I have come across this book by photographer Hans Georg Berger, Einsicht – Drei Reisen in die innerste Welt des schiitischen Islam (Insight – Three Journeys Into the Innermost World of Shi’a Islam, edited by Boris von Brauchitsch and Saeid Edalatnejad, Kehrer Verlag, Heidelberg Berlin 2017) when ZEIT online published a brief article about it. Not more than an announcement for an exhibition of respective pictures of the book in Berlin. Unfortunately, with numerous mostly hostile comments condemning the mere fact of displaying pious seminarians and teachers as blunt propaganda for a murderous regime where mollahs are willful oppressors.

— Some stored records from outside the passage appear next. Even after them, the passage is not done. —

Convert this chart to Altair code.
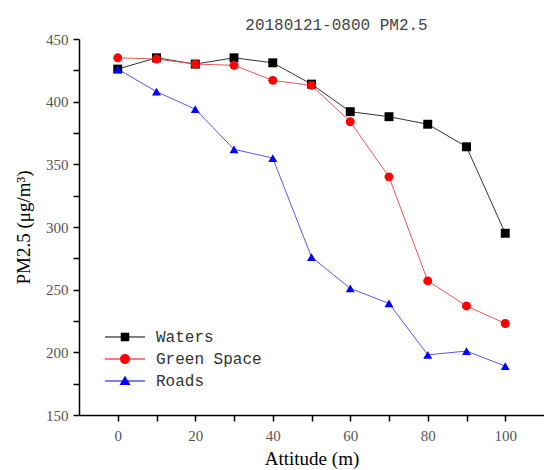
import altair as alt
import pandas as pd

altitude = [0, 10, 20, 30, 40, 50, 60, 70, 80, 90, 100]
waters = [426, 435, 430, 435, 431, 414, 392, 388, 382, 364, 295]
green_space = [435, 434, 430, 429, 417, 413, 384, 340, 257, 237, 223]
roads = [426, 408, 394, 362, 355, 276, 251, 239, 198, 201, 189]

series_names = ["Waters", "Green Space", "Roads"]
marker_colors = ["#000000", "#ff0000", "#0000ff"]
line_colors = ["#333333", "#e05a5a", "#5a5ae0"]
shapes = ["square", "circle", "triangle-up"]

legend_shapes = [
    "M-4,-0.1H4V0.1H-4Z M-0.85,-0.85H0.85V0.85H-0.85Z",
    "M-4,-0.1H4V0.1H-4Z M-1,0 A1,1 0 1,1 1,0 A1,1 0 1,1 -1,0Z",
    "M-4,-0.1H4V0.1H-4Z M0,-1.05 L1.1,0.8 L-1.1,0.8Z",
]

rows = []
for name, vals, lc in zip(series_names, [waters, green_space, roads], line_colors):
    for a, v in zip(altitude, vals):
        rows.append({"Altitude": a, "PM25": v, "Series": name, "lc": lc})
df = pd.DataFrame(rows)
df["order"] = df["Series"].map({n: i for i, n in enumerate(series_names)})

x_enc = alt.X(
    "Altitude:Q",
    scale=alt.Scale(domain=[-10, 110], nice=False, zero=False),
    axis=alt.Axis(
        title="Attitude (m)",
        values=list(range(0, 101, 10)),
        labelExpr="datum.value % 20 === 0 ? datum.label : ''",
        grid=False,
        tickSize=6,
        labelPadding=7,
        titlePadding=6,
    ),
)
y_enc = alt.Y(
    "PM25:Q",
    scale=alt.Scale(domain=[150, 450], nice=False, zero=False),
    axis=alt.Axis(
        title="PM2.5 (μg/m³)",
        values=list(range(150, 451, 25)),
        labelExpr="datum.value % 50 === 0 ? datum.label : ''",
        grid=False,
        tickSize=6,
        labelPadding=5,
        titlePadding=12,
    ),
)

base = alt.Chart(df)

lines = base.mark_line(strokeWidth=1).encode(
    x=x_enc,
    y=y_enc,
    detail="Series:N",
    color=alt.Color("lc:N", scale=None),
    order=alt.Order("Altitude:Q"),
)

points = base.mark_point(filled=True, size=80, opacity=1).encode(
    x=x_enc,
    y=y_enc,
    color=alt.Color("Series:N", scale=alt.Scale(domain=series_names, range=marker_colors), legend=None),
    shape=alt.Shape("Series:N", scale=alt.Scale(domain=series_names, range=shapes), legend=None),
    order=alt.Order("order:Q"),
)

main = alt.layer(lines, points)

legend_props = dict(
    title=None,
    orient="none",
    legendX=38,
    legendY=290,
    symbolSize=100,
    symbolOpacity=1,
    symbolStrokeWidth=0,
    labelOffset=23,
    labelFont="Liberation Mono",
    labelFontSize=16,
    labelColor="#333333",
    rowPadding=6,
    padding=0,
)

legend_layer = base.mark_point(filled=True, opacity=0).encode(
    x=x_enc,
    y=y_enc,
    color=alt.Color(
        "Series:N",
        scale=alt.Scale(domain=series_names, range=marker_colors),
        legend=alt.Legend(**legend_props),
    ),
    shape=alt.Shape(
        "Series:N",
        scale=alt.Scale(domain=series_names, range=legend_shapes),
        legend=alt.Legend(**legend_props),
    ),
)

chart = (
    alt.layer(main, legend_layer)
    .resolve_scale(color="independent", shape="independent")
    .properties(
        width=465,
        height=376,
        autosize=alt.AutoSizeParams(type="none"),
        padding={"left": 79, "top": 39, "right": 0, "bottom": 55},
        title=alt.Title(
            "20180121-0800 PM2.5",
            font="Liberation Mono",
            fontSize=16,
            fontWeight="normal",
            color="#444444",
            offset=-1,
            dx=25,
        ),
        background="white",
    )
    .configure_view(stroke=None)
    .configure_axis(
        domainColor="#000000",
        domainWidth=1.5,
        tickColor="#000000",
        tickWidth=1.5,
        labelFont="Liberation Serif",
        labelFontSize=15,
        labelColor="#555555",
        titleFont="Liberation Serif",
        titleFontSize=19,
        titleFontWeight="normal",
        titleColor="#000000",
    )
)

chart.save("out.html", embed_options={"renderer": "svg", "actions": False})
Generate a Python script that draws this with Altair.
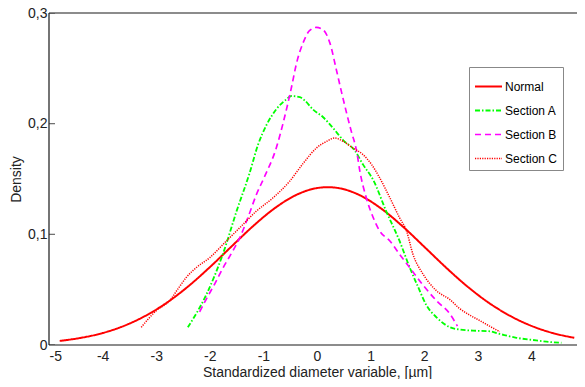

Quite a sensation is not that Berger had collected, during his travels in Iran between 2000 and 2005, intimate portraits of young seminarians and their teachers at theological centers in Qom, Isfahan and Mashhad and how they interact in intense discussions. The contrast (or should I say, actually the lack of it) with century old early photos is, in fact stunning. These pictures had been taken by two court photographers of Qajar Shahs, Nasir al-Din Shah Qajar (r. 1848-1896) and his son Muzaffar al-Din (r. 1896-1907), who accompanied them on visits to the holy shrines of Shi’te Imams in then Ottoman Iraq. In particular, Nasir al-Din got interested in photography very early in his life, as crown prince already, as his father Mohammad Shah Qajar (r. 1834-1848) had received, as gifts from QueenVictoria and Czar Nikolaus I, two daguerrotype cameras.